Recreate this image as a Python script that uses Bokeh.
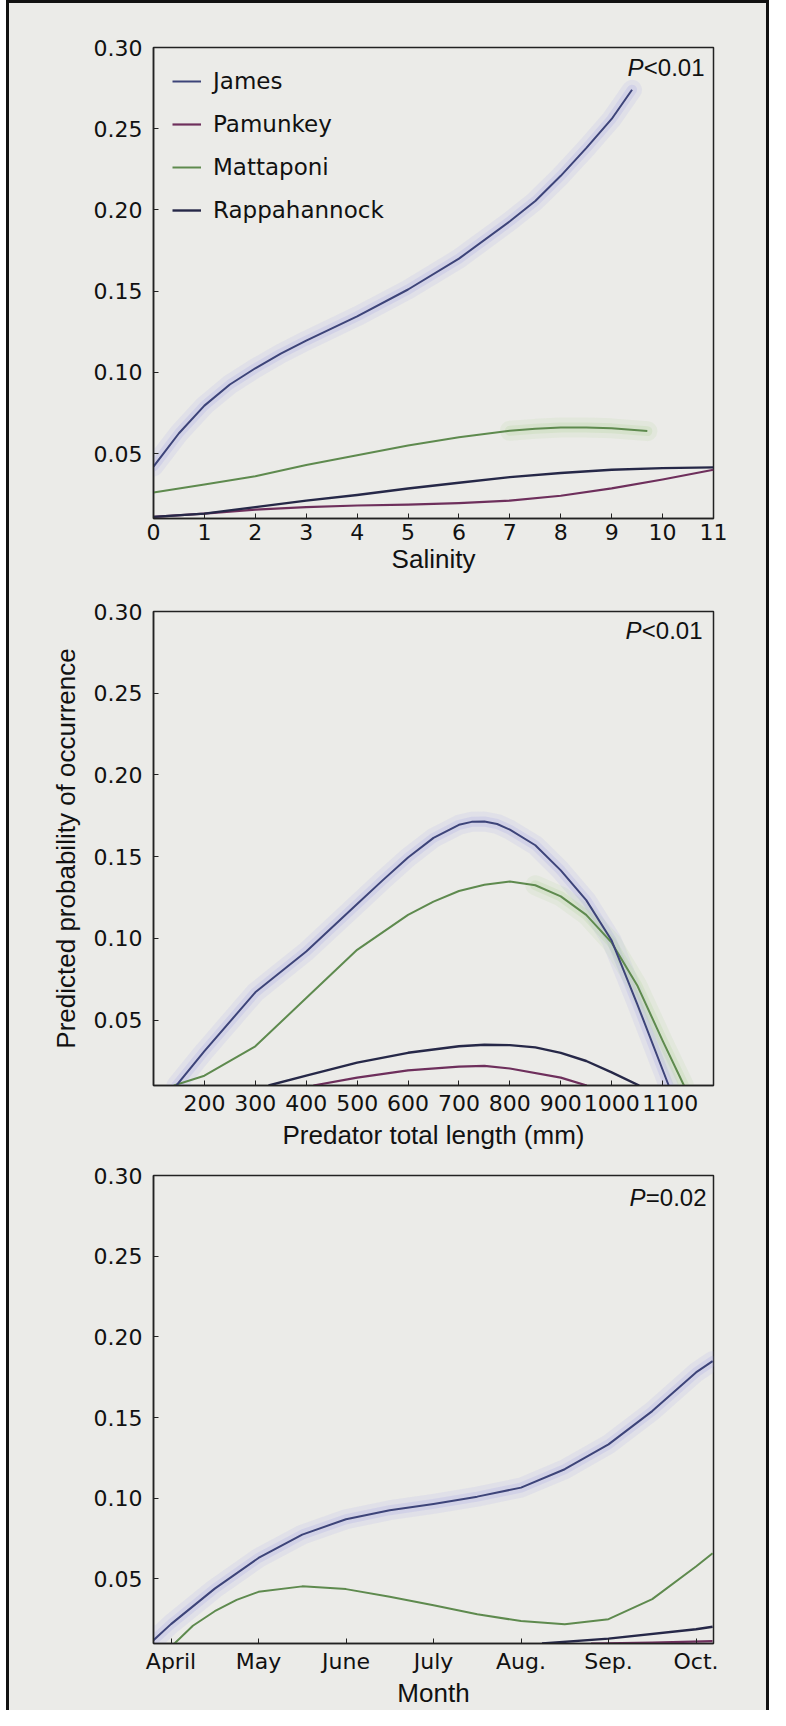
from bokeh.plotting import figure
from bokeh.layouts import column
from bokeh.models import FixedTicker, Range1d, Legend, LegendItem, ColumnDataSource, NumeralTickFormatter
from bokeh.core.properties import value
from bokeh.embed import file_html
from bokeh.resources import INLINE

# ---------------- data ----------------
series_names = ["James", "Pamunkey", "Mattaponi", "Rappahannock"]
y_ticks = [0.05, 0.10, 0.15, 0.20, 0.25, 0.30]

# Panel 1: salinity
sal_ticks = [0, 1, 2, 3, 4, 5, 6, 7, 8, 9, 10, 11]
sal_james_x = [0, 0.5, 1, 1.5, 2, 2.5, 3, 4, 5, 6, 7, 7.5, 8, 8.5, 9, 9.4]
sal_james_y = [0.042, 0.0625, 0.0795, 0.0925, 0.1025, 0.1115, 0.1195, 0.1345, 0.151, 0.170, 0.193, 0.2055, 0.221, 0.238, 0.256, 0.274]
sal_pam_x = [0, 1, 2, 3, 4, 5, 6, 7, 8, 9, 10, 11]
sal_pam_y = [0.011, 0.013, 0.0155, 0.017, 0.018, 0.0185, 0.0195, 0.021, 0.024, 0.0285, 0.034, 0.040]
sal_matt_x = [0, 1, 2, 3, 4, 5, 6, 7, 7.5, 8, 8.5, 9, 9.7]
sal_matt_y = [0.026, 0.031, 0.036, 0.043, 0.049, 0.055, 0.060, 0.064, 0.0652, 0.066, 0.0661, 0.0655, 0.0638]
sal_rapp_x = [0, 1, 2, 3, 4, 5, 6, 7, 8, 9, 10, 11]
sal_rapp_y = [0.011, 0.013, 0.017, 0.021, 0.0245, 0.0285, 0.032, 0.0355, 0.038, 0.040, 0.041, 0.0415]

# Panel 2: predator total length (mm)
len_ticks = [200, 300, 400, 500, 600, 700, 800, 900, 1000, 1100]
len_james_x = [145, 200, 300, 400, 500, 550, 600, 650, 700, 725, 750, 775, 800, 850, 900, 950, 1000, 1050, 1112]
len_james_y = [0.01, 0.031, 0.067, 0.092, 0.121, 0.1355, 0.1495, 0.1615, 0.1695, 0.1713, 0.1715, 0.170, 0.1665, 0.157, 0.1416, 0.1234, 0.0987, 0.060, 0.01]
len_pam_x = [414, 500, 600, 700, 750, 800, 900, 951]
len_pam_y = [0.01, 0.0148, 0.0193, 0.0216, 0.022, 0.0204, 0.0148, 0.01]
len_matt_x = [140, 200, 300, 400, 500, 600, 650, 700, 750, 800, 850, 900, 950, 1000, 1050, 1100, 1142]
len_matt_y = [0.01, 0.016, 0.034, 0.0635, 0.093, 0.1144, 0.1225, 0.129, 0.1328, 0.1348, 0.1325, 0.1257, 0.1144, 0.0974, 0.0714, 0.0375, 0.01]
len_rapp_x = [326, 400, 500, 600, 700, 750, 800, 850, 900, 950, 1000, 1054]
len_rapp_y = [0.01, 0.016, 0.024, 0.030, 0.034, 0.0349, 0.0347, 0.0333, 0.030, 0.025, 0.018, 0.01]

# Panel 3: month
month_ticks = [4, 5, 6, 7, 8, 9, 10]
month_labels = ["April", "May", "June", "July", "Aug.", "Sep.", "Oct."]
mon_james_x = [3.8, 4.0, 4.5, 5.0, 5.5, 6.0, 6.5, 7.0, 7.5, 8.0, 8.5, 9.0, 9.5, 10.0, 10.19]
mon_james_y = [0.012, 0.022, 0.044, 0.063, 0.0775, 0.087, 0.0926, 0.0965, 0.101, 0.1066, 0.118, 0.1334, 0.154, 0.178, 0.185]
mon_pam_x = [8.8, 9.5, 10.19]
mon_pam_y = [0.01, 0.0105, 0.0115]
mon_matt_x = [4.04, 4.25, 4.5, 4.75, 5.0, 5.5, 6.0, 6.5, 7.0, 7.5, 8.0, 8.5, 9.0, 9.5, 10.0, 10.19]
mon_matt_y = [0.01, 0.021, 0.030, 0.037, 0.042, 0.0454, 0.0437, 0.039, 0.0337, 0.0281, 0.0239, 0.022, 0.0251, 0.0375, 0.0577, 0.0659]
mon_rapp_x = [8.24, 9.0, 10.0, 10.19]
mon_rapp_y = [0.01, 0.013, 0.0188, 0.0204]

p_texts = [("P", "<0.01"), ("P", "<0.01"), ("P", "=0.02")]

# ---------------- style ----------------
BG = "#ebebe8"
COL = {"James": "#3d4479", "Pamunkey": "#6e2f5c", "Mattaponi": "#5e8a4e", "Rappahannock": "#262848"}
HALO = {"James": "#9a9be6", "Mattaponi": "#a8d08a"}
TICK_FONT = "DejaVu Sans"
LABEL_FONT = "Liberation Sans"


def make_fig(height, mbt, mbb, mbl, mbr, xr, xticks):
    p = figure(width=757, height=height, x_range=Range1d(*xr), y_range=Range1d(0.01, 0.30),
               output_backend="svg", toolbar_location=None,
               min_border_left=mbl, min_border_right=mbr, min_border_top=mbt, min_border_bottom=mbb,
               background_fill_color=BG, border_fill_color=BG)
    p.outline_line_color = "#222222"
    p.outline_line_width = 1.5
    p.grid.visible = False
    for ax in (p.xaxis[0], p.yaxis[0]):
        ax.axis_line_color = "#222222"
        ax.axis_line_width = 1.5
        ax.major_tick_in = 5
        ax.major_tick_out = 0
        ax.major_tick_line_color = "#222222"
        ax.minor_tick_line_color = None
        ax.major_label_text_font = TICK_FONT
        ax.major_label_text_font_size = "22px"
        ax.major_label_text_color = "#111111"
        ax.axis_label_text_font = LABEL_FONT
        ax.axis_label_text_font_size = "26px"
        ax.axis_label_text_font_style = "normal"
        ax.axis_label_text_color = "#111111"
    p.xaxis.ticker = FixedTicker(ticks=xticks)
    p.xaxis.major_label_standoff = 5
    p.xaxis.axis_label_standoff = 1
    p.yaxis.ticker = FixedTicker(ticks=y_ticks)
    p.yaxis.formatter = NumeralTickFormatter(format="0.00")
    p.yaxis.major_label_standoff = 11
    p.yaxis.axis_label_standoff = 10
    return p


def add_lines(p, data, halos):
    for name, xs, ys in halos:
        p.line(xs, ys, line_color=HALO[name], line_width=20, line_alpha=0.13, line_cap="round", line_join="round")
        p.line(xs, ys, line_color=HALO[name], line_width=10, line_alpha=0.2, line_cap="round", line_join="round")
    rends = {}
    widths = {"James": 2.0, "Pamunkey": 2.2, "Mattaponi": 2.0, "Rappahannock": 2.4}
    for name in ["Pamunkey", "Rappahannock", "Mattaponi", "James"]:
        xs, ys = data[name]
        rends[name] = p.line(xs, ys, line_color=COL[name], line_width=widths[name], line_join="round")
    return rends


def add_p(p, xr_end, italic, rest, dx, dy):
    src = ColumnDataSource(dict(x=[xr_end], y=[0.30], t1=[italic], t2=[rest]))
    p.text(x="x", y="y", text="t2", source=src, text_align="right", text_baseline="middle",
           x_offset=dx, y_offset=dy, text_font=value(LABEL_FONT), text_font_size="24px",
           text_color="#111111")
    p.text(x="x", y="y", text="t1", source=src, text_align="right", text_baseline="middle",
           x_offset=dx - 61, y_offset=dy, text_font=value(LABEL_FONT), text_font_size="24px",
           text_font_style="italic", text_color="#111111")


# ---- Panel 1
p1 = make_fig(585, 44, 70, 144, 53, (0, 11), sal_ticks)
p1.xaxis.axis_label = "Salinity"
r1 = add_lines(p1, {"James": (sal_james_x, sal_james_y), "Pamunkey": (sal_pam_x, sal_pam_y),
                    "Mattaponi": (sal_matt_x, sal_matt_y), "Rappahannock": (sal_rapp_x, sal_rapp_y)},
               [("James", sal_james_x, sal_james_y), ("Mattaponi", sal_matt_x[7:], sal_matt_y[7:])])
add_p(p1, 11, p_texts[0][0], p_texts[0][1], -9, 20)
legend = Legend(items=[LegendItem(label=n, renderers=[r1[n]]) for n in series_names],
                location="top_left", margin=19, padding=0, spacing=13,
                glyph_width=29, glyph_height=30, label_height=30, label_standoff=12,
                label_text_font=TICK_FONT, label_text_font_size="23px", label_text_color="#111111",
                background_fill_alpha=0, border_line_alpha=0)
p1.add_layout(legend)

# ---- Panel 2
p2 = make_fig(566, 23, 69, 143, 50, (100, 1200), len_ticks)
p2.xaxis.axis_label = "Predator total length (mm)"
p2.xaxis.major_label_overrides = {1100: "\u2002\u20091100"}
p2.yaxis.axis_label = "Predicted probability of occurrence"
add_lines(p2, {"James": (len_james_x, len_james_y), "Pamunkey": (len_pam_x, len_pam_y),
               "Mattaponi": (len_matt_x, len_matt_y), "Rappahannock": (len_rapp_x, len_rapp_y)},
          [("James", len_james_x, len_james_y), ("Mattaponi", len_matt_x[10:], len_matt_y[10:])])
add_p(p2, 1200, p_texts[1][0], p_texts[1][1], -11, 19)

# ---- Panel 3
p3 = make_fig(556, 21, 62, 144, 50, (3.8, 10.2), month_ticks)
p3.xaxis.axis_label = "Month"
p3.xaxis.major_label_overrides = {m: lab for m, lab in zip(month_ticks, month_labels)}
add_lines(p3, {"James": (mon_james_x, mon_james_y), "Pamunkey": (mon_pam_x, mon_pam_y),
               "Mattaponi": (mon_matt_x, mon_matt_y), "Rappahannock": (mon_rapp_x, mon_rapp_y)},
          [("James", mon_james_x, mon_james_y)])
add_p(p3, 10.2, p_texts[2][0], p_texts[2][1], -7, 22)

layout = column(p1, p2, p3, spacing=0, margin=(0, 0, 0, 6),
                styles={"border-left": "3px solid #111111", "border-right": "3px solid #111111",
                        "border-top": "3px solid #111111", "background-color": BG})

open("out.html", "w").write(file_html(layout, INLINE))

============

Would you reproduce the lines above, from the very first through the line containing "0.025, 0.018, 0.01]", exactly and without the pictures?

Recreate this image as a Python script that uses Bokeh.
from bokeh.plotting import figure
from bokeh.layouts import column
from bokeh.models import FixedTicker, Range1d, Legend, LegendItem, ColumnDataSource, NumeralTickFormatter
from bokeh.core.properties import value
from bokeh.embed import file_html
from bokeh.resources import INLINE

# ---------------- data ----------------
series_names = ["James", "Pamunkey", "Mattaponi", "Rappahannock"]
y_ticks = [0.05, 0.10, 0.15, 0.20, 0.25, 0.30]

# Panel 1: salinity
sal_ticks = [0, 1, 2, 3, 4, 5, 6, 7, 8, 9, 10, 11]
sal_james_x = [0, 0.5, 1, 1.5, 2, 2.5, 3, 4, 5, 6, 7, 7.5, 8, 8.5, 9, 9.4]
sal_james_y = [0.042, 0.0625, 0.0795, 0.0925, 0.1025, 0.1115, 0.1195, 0.1345, 0.151, 0.170, 0.193, 0.2055, 0.221, 0.238, 0.256, 0.274]
sal_pam_x = [0, 1, 2, 3, 4, 5, 6, 7, 8, 9, 10, 11]
sal_pam_y = [0.011, 0.013, 0.0155, 0.017, 0.018, 0.0185, 0.0195, 0.021, 0.024, 0.0285, 0.034, 0.040]
sal_matt_x = [0, 1, 2, 3, 4, 5, 6, 7, 7.5, 8, 8.5, 9, 9.7]
sal_matt_y = [0.026, 0.031, 0.036, 0.043, 0.049, 0.055, 0.060, 0.064, 0.0652, 0.066, 0.0661, 0.0655, 0.0638]
sal_rapp_x = [0, 1, 2, 3, 4, 5, 6, 7, 8, 9, 10, 11]
sal_rapp_y = [0.011, 0.013, 0.017, 0.021, 0.0245, 0.0285, 0.032, 0.0355, 0.038, 0.040, 0.041, 0.0415]

# Panel 2: predator total length (mm)
len_ticks = [200, 300, 400, 500, 600, 700, 800, 900, 1000, 1100]
len_james_x = [145, 200, 300, 400, 500, 550, 600, 650, 700, 725, 750, 775, 800, 850, 900, 950, 1000, 1050, 1112]
len_james_y = [0.01, 0.031, 0.067, 0.092, 0.121, 0.1355, 0.1495, 0.1615, 0.1695, 0.1713, 0.1715, 0.170, 0.1665, 0.157, 0.1416, 0.1234, 0.0987, 0.060, 0.01]
len_pam_x = [414, 500, 600, 700, 750, 800, 900, 951]
len_pam_y = [0.01, 0.0148, 0.0193, 0.0216, 0.022, 0.0204, 0.0148, 0.01]
len_matt_x = [140, 200, 300, 400, 500, 600, 650, 700, 750, 800, 850, 900, 950, 1000, 1050, 1100, 1142]
len_matt_y = [0.01, 0.016, 0.034, 0.0635, 0.093, 0.1144, 0.1225, 0.129, 0.1328, 0.1348, 0.1325, 0.1257, 0.1144, 0.0974, 0.0714, 0.0375, 0.01]
len_rapp_x = [326, 400, 500, 600, 700, 750, 800, 850, 900, 950, 1000, 1054]
len_rapp_y = [0.01, 0.016, 0.024, 0.030, 0.034, 0.0349, 0.0347, 0.0333, 0.030, 0.025, 0.018, 0.01]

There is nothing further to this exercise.